The 22-1 (with 4 knockouts) Gerritsen Beach, Brooklyn, native, who taught private boxing lessons for cash flow during training camp, shared that, in the lead-up to the fight, she wanted to say almost nothing. She wanted to concentrate purely on prep. Hardy, part of Team Everlast, admitted to us that she was aware of her foe’s skill set. Hardy thought Serrano was a 70/30 favorite to win, all things considered.
So when a male boxer takes to Twitter and publicly disses Hardy’s form while shadow-boxing, as happened a week before, she could have hopped in and engaged the critic. That dude could have sent a DM and offered some insight into her form. We agreed that this critique, explained by the guy as trying to be helpful, was BS. He was trying to score a point by tearing someone else down and presenting it as a tutorial. However, smartly, Hardy didn’t waste energy on the matter and instead stayed in her prep lane.

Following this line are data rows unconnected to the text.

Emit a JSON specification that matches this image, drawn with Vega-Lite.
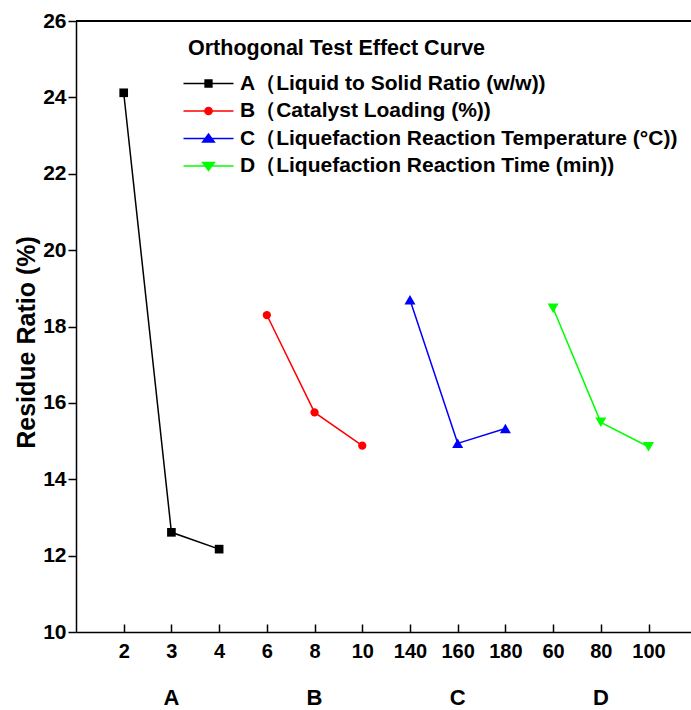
{
  "$schema": "https://vega.github.io/schema/vega-lite/v6.json",
  "width": 615,
  "height": 611,
  "autosize": {"type": "none"},
  "padding": {"left": 76, "top": 21, "right": 0, "bottom": 78},
  "background": "white",
  "config": {"view": {"stroke": null}, "font": "Liberation Sans"},
  "datasets": {
    "points": [
      {"factor": "A（Liquid to Solid Ratio (w/w))", "level": "2", "residue": 24.12},
      {"factor": "A（Liquid to Solid Ratio (w/w))", "level": "3", "residue": 12.61},
      {"factor": "A（Liquid to Solid Ratio (w/w))", "level": "4", "residue": 12.17},
      {"factor": "B（Catalyst Loading (%))", "level": "6", "residue": 18.30},
      {"factor": "B（Catalyst Loading (%))", "level": "8", "residue": 15.75},
      {"factor": "B（Catalyst Loading (%))", "level": "10", "residue": 14.88},
      {"factor": "C（Liquefaction Reaction Temperature (°C))", "level": "140", "residue": 18.70},
      {"factor": "C（Liquefaction Reaction Temperature (°C))", "level": "160", "residue": 14.94},
      {"factor": "C（Liquefaction Reaction Temperature (°C))", "level": "180", "residue": 15.33},
      {"factor": "D（Liquefaction Reaction Time (min))", "level": "60", "residue": 18.48},
      {"factor": "D（Liquefaction Reaction Time (min))", "level": "80", "residue": 15.49},
      {"factor": "D（Liquefaction Reaction Time (min))", "level": "100", "residue": 14.85}
    ],
    "groups": [
      {"group": "A", "level": "3"},
      {"group": "B", "level": "8"},
      {"group": "C", "level": "160"},
      {"group": "D", "level": "80"}
    ]
  },
  "layer": [
    {
      "data": {"name": "points"},
      "mark": {"type": "line", "strokeWidth": 1.5},
      "encoding": {
        "x": {
          "field": "level", "type": "nominal",
          "scale": {"type": "point", "domain": ["2","3","4","6","8","10","140","160","180","60","80","100"], "padding": 0.945, "align": 0.529},
          "axis": {"labelAngle": 0, "tickSize": -8, "labelPadding": 17, "labelFontSize": 20, "labelFontWeight": "bold", "labelColor": "black", "labelFont": "Liberation Sans", "domainColor": "black", "domainWidth": 1.5, "tickColor": "black", "tickWidth": 1.5, "title": null, "grid": false}
        },
        "y": {
          "field": "residue", "type": "quantitative",
          "scale": {"domain": [10, 26], "nice": false, "zero": false},
          "axis": {
            "values": [10,11,12,13,14,15,16,17,18,19,20,21,22,23,24,25,26],
            "labelExpr": "datum.value % 2 === 0 ? datum.label : ''",
            "tickSize": {"condition": {"test": "datum.value % 2 === 0", "value": 8}, "value": -5},
            "labelPadding": 2, "labelFontSize": 21, "labelFontWeight": "bold", "labelColor": "black", "labelFont": "Liberation Sans",
            "domainColor": "black", "domainWidth": 1.5, "tickColor": "black", "tickWidth": 1.5, "grid": false,
            "title": "Residue Ratio (%)", "titleFontSize": 25, "titleFontWeight": "bold", "titleColor": "black", "titleFont": "Liberation Sans", "titlePadding": 3, "titleY": 321
          }
        },
        "color": {
          "field": "factor", "type": "nominal",
          "scale": {"range": ["#000000", "#ff0000", "#0000ff", "#00ff00"]},
          "legend": {
            "orient": "none", "legendX": 112, "legendY": 17, "padding": 0,
            "title": "Orthogonal Test Effect Curve", "titleFontSize": 21.5, "titleFont": "Liberation Sans", "titleFontWeight": "bold", "titleColor": "black", "titlePadding": 13.5, "titleLimit": 600,
            "labelFontSize": 21, "labelFontWeight": "bold", "labelColor": "black", "labelFont": "Liberation Sans", "labelLimit": 600,
            "symbolSize": 64, "symbolOffset": 10, "labelOffset": 21, "rowPadding": 5.5,
            "encode": {
              "symbols": {
                "update": {
                  "shape": {"signal": "substring(datum.value,0,1)==='A' ? 'M-6.25,0H6.25M-0.85,-0.85H0.85V0.85H-0.85Z' : substring(datum.value,0,1)==='B' ? 'M-6.25,0H6.25M-0.9,0A0.9,0.9,0,1,1,0.9,0A0.9,0.9,0,1,1,-0.9,0Z' : substring(datum.value,0,1)==='C' ? 'M-6.25,0H6.25M-1.45,0.9H1.45L0,-1.1Z' : 'M-6.25,0H6.25M-1.45,-0.9H1.45L0,1.1Z'"},
                  "fill": {"scale": "color", "field": "value"},
                  "stroke": {"scale": "color", "field": "value"},
                  "strokeWidth": {"value": 1.5},
                  "opacity": {"value": 1}
                }
              }
            }
          }
        }
      }
    },
    {
      "data": {"name": "points"},
      "mark": {"type": "point", "filled": true, "opacity": 1, "strokeWidth": 0},
      "encoding": {
        "x": {"field": "level", "type": "nominal"},
        "y": {"field": "residue", "type": "quantitative"},
        "color": {"field": "factor", "type": "nominal"},
        "shape": {"field": "factor", "type": "nominal", "scale": {"range": ["square", "circle", "triangle-up", "triangle-down"]}, "legend": null},
        "size": {"field": "factor", "type": "nominal", "scale": {"type": "ordinal", "range": [75, 68, 121, 121]}, "legend": null}
      }
    },
    {
      "data": {"values": [{}]},
      "mark": {"type": "rule", "color": "black", "strokeWidth": 2},
      "encoding": {"y": {"datum": 26}}
    },
    {
      "data": {"name": "groups"},
      "mark": {"type": "text", "fontSize": 22, "fontWeight": "bold", "baseline": "middle", "align": "center", "color": "black", "font": "Liberation Sans"},
      "encoding": {
        "x": {"field": "level", "type": "nominal"},
        "y": {"datum": 8.27},
        "text": {"field": "group"}
      }
    }
  ]
}
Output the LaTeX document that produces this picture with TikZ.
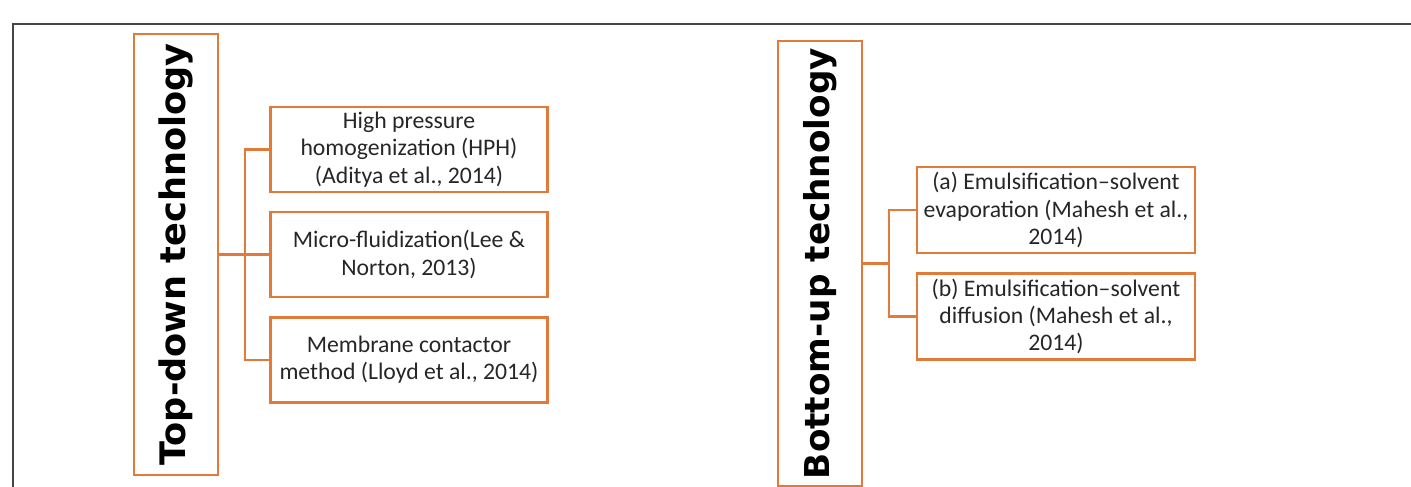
\documentclass[tikz,border=0pt]{standalone}
\usepackage{fontspec}
\setmainfont{Carlito}
\newfontfamily\headfont{DejaVu Sans}
\usepackage{tikz}

\definecolor{boxorange}{HTML}{E07B39}
\definecolor{framegray}{HTML}{454545}

\begin{document}
\begin{tikzpicture}[x=0.02cm,y=-0.02cm,
    techbox/.style={draw=boxorange,line width=1.5pt,minimum width=1.68cm,inner sep=0pt},
    methodbox/.style={draw=boxorange,line width=1.5pt,minimum width=5.54cm,minimum height=1.7cm,
      align=center,inner sep=1pt,font=\fontsize{13.5}{15.5}\selectfont,text=black!85},
    branch/.style={draw=boxorange,line width=1.5pt}]
      \useasboundingbox (0,0) rectangle (1411,487);
      \draw[framegray,line width=1.5pt] (13,487) -- (13,24) -- (1411,24);
      % top-down side
      \node[techbox,minimum height=8.82cm] (td) at (176,254.5)
        {\rotatebox{90}{\headfont\bfseries\fontsize{20}{22}\selectfont Top-down technology}};
      \node[methodbox] (hph) at (409,149.5) {High pressure\\homogenization (HPH)\\(Aditya et al., 2014)};
      \node[methodbox] (mfz) at (409,254.5) {Micro-fluidization(Lee \&\\Norton, 2013)};
      \node[methodbox] (mcm) at (409,360) {Membrane contactor\\method (Lloyd et al., 2014)};
      \coordinate (tdj) at (245,254.5);
      \draw[branch] (td.east) -- (mfz.west);
      \draw[branch] (hph.west) -- (tdj |- hph.west) -- (tdj |- mcm.west) -- (mcm.west);
      % bottom-up side
      \node[techbox,minimum height=8.9cm] (bu) at (820,263.5)
        {\rotatebox{90}{\headfont\bfseries\fontsize{19.5}{22}\selectfont Bottom-up technology}};
      \node[methodbox,minimum width=5.56cm,minimum height=1.72cm] (esa) at (1056,210)
        {(a) Emulsification–solvent\\evaporation (Mahesh et al.,\\2014)};
      \node[methodbox,minimum width=5.56cm,minimum height=1.72cm] (esb) at (1056,316.5)
        {(b) Emulsification–solvent\\diffusion (Mahesh et al.,\\2014)};
      \coordinate (buj) at (889,263.5);
      \draw[branch] (bu.east) -- (buj);
      \draw[branch] (esa.west) -- (buj |- esa.west) -- (buj |- esb.west) -- (esb.west);
\end{tikzpicture}
\end{document}
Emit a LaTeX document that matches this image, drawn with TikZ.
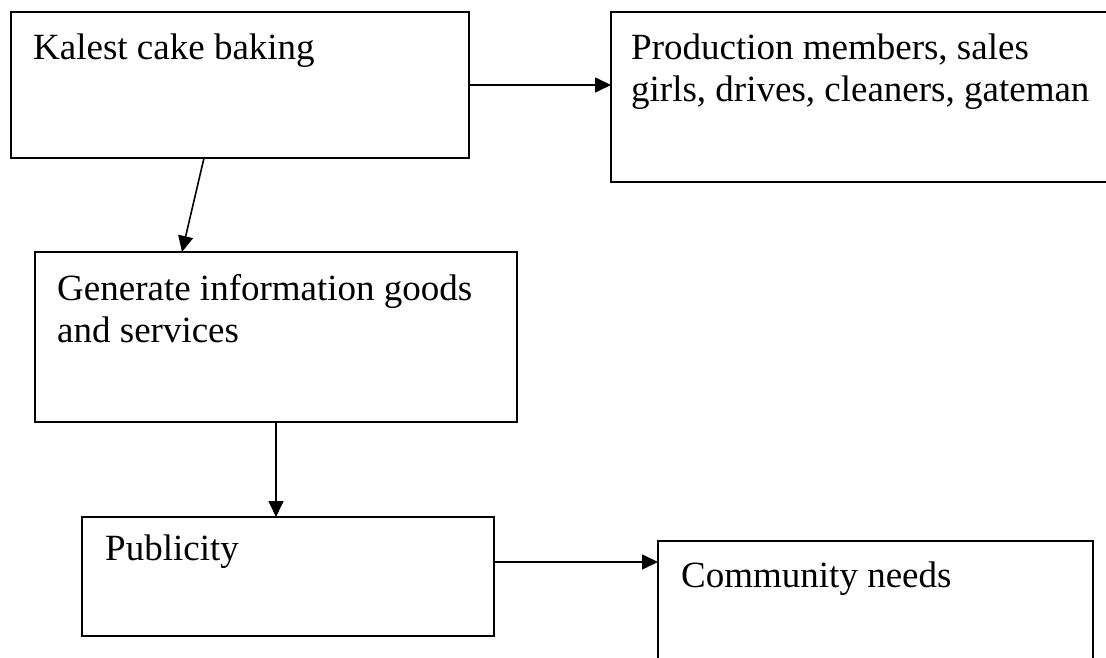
\documentclass[tikz,border=0pt]{standalone}
\usepackage{fontspec}
\setmainfont{Liberation Serif}
\usetikzlibrary{arrows.meta}
\begin{document}
\begin{tikzpicture}[x=1pt,y=-1pt,
  box/.style={draw=black,line width=1.6pt},
  lbl/.style={anchor=base west,inner sep=0pt,font=\fontsize{37}{42}\selectfont,align=left},
  conn/.style={line width=1.6pt,-{Triangle[length=16pt,width=15pt]}}]
\clip (0,0) rectangle (1106,658);
% boxes
\draw[box] (11,12) rectangle (469,158);
\coordinate (kE) at (469,85);
\coordinate (kS) at (204,158);
\draw[box] (1110,12) -- (611,12) -- (611,182) -- (1110,182);
\coordinate (pW) at (611,85);
\draw[box] (35,252) rectangle (517,422);
\coordinate (gN) at (182,252);
\coordinate (gS) at (276,422);
\draw[box] (82,517) rectangle (494,636);
\coordinate (uN) at (276,517);
\coordinate (uE) at (494,562);
\draw[box] (658,662) -- (658,541) -- (1093,541) -- (1093,662);
\coordinate (cW) at (658,562);
% texts
\node[lbl] (t1) at (33,60) {Kalest cake baking};
\node[lbl] (t2) at (631,102) {Production members, sales\\girls, drives, cleaners, gateman};
\node[lbl] (t3) at (57,342) {Generate information goods\\and services};
\node[lbl] (t4) at (105,560) {Publicity};
\node[lbl] (t5) at (681,587) {Community needs};
% connectors
\draw[conn] (kE) -- (pW);
\draw[conn] (kS) -- (gN);
\draw[conn] (gS) -- (uN);
\draw[conn] (uE) -- (cW);
\end{tikzpicture}
\end{document}
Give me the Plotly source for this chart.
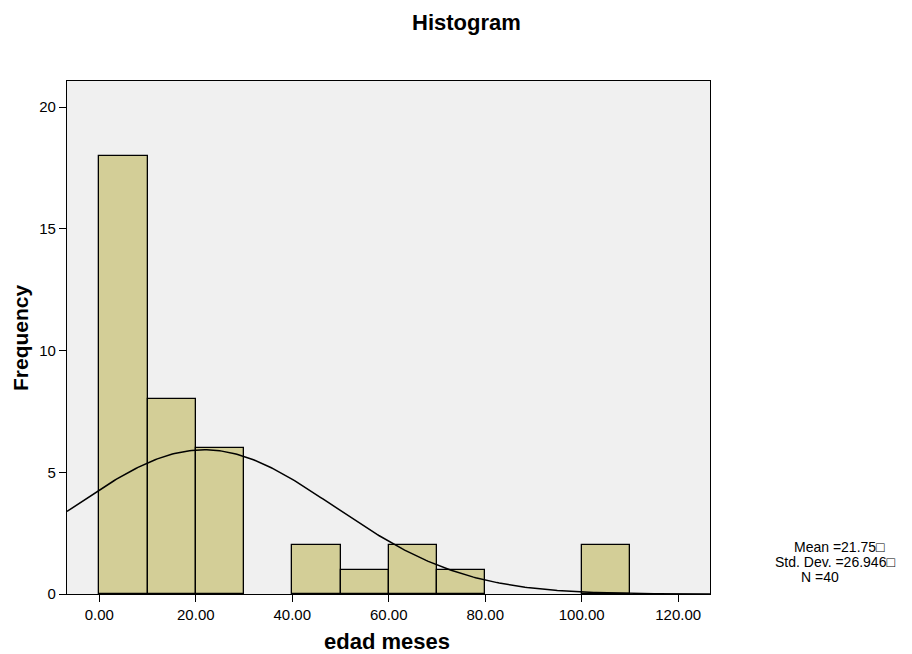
import numpy as np
import plotly.graph_objects as go

bin_start = [0, 10, 20, 40, 50, 60, 70, 100]
counts = [18, 8, 6, 2, 1, 2, 1, 2]
bin_width = 10
mean_val = 21.75
std_val = 26.946
n_val = 40
x_ticks = [0, 20, 40, 60, 80, 100, 120]
x_tick_labels = ["0.00", "20.00", "40.00", "60.00", "80.00", "100.00", "120.00"]
y_ticks = [0, 5, 10, 15, 20]
stats_lines = ["Mean =21.75\u25a1", "Std. Dev. =26.946\u25a1", "N =40"]

centers = [s + bin_width / 2 for s in bin_start]

W, H = 912, 654
L, R, T, B = 67, 202, 81, 60
pw, ph = W - L - R, H - T - B

def px(xp):
    return (xp - L) / pw

def py(yp):
    return (H - B - yp) / ph

xr = [-6.7, 126.6]
xs = np.linspace(xr[0], xr[1], 300)
ys = n_val * bin_width / (std_val * np.sqrt(2 * np.pi)) * np.exp(-0.5 * ((xs - mean_val) / std_val) ** 2)

fig = go.Figure()
fig.add_trace(go.Bar(x=centers, y=counts, width=[bin_width] * len(centers),
                     marker=dict(color="#d3ce97", line=dict(color="black", width=1.3)),
                     showlegend=False, hoverinfo="skip"))
fig.add_trace(go.Scatter(x=xs, y=ys, mode="lines", line=dict(color="black", width=1.5),
                         showlegend=False, hoverinfo="skip"))

font = "Liberation Sans, Arial, sans-serif"
annotations = [
    dict(text="<b>Histogram</b>", x=px(466), y=py(22), xref="paper", yref="paper", showarrow=False,
         font=dict(size=22), xanchor="center", yanchor="middle"),
    dict(text="<b>edad meses</b>", x=px(387), y=py(641), xref="paper", yref="paper", showarrow=False,
         font=dict(size=22), xanchor="center", yanchor="middle"),
    dict(text="<b>Frequency</b>", x=px(20), y=py(338), xref="paper", yref="paper", showarrow=False,
         font=dict(size=21), textangle=-90, xanchor="center", yanchor="middle"),
]
for txt, xc, yc in zip(stats_lines, [840, 835, 820], [547, 562, 577]):
    annotations.append(dict(text=txt, x=px(xc), y=py(yc), xref="paper", yref="paper", showarrow=False,
                            font=dict(size=14), xanchor="center", yanchor="middle",
                            borderpad=0))

fig.update_layout(
    width=W, height=H,
    margin=dict(l=L, r=R, t=T, b=B),
    paper_bgcolor="white", plot_bgcolor="#f0f0f0",
    font=dict(family=font, color="black", size=15),
    bargap=0,
    xaxis=dict(range=xr, tickvals=x_ticks, ticktext=x_tick_labels, showgrid=False, zeroline=False,
               showline=True, linecolor="black", linewidth=1.3, mirror=True,
               ticks="outside", ticklen=7, tickcolor="black", tickfont=dict(size=15)),
    yaxis=dict(range=[0, 21.07], tickvals=y_ticks, showgrid=False, zeroline=False,
               showline=True, linecolor="black", linewidth=1.3, mirror=True,
               ticks="outside", ticklen=7, tickcolor="black", tickfont=dict(size=15)),
    annotations=annotations,
)
fig.write_html("out.html")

We also discussed the interesting dynamic, which saw Hardy get more love and attention in losing than the winner did in victory. “I know that my career isn’t over but that doesn’t make it any less painful,” she said. She reiterated that she expected to win and wasn’t going to be happy going the distance. And yes, she thinks, down the line, a rematch with Serrano, with Hardy having worked on some tweaks to up her skill set, would be an option.
Time and again, post-fight, fans came up to her and said that they’d not been a fan of women’s fighting before but they are now. They said they’d never seen such an exercise in grit, as she made her way through the tsunami in round one and that does help cheer her up a bit when she wishes she’d gotten that W.
We spoke about that continuing push to get better pay for the women. She didn’t shy from pointing out that in many co-feature fights, the combatants would get much, much higher purses than she and Serrano (37-1-1, 27 KOs) received. On the bright side, she said her manager has received tons of calls and things will be cooking because eyes were opened. “Put on the good fights, challenge yourselves…Girls, challenge yourselves,” she said, adding that is one lesson that was cemented for her and she hopes others will also comprehend that coin flip fights can be win/win propositions for all involved.
Nope, she’s not even thinking about her next fight…MMA? Boxing? One more fight before the end of the year? She will rest a bit more, then ponder the near-term future.
And this is instructive: The 37-year-old fighter said she’s got more work to do. “I have a lot of room for improvement. I never claimed to be a perfect fighter. I never claimed to be at the top of my game. I have to work on my power. I have to work on setting down on my hard shots and who knows what comes after? Amanda has some plans, the next six, eight months, I know between (undisputed lightweight champion) Katie Taylor and doing a big headline show in Puerto Rico, with MMA, so I’ll stay in the lab (at Gleason’s Gym), stay sharp. I know that regardless of what the scorecards said, the fans would love to see a rematch but I need to get better first!”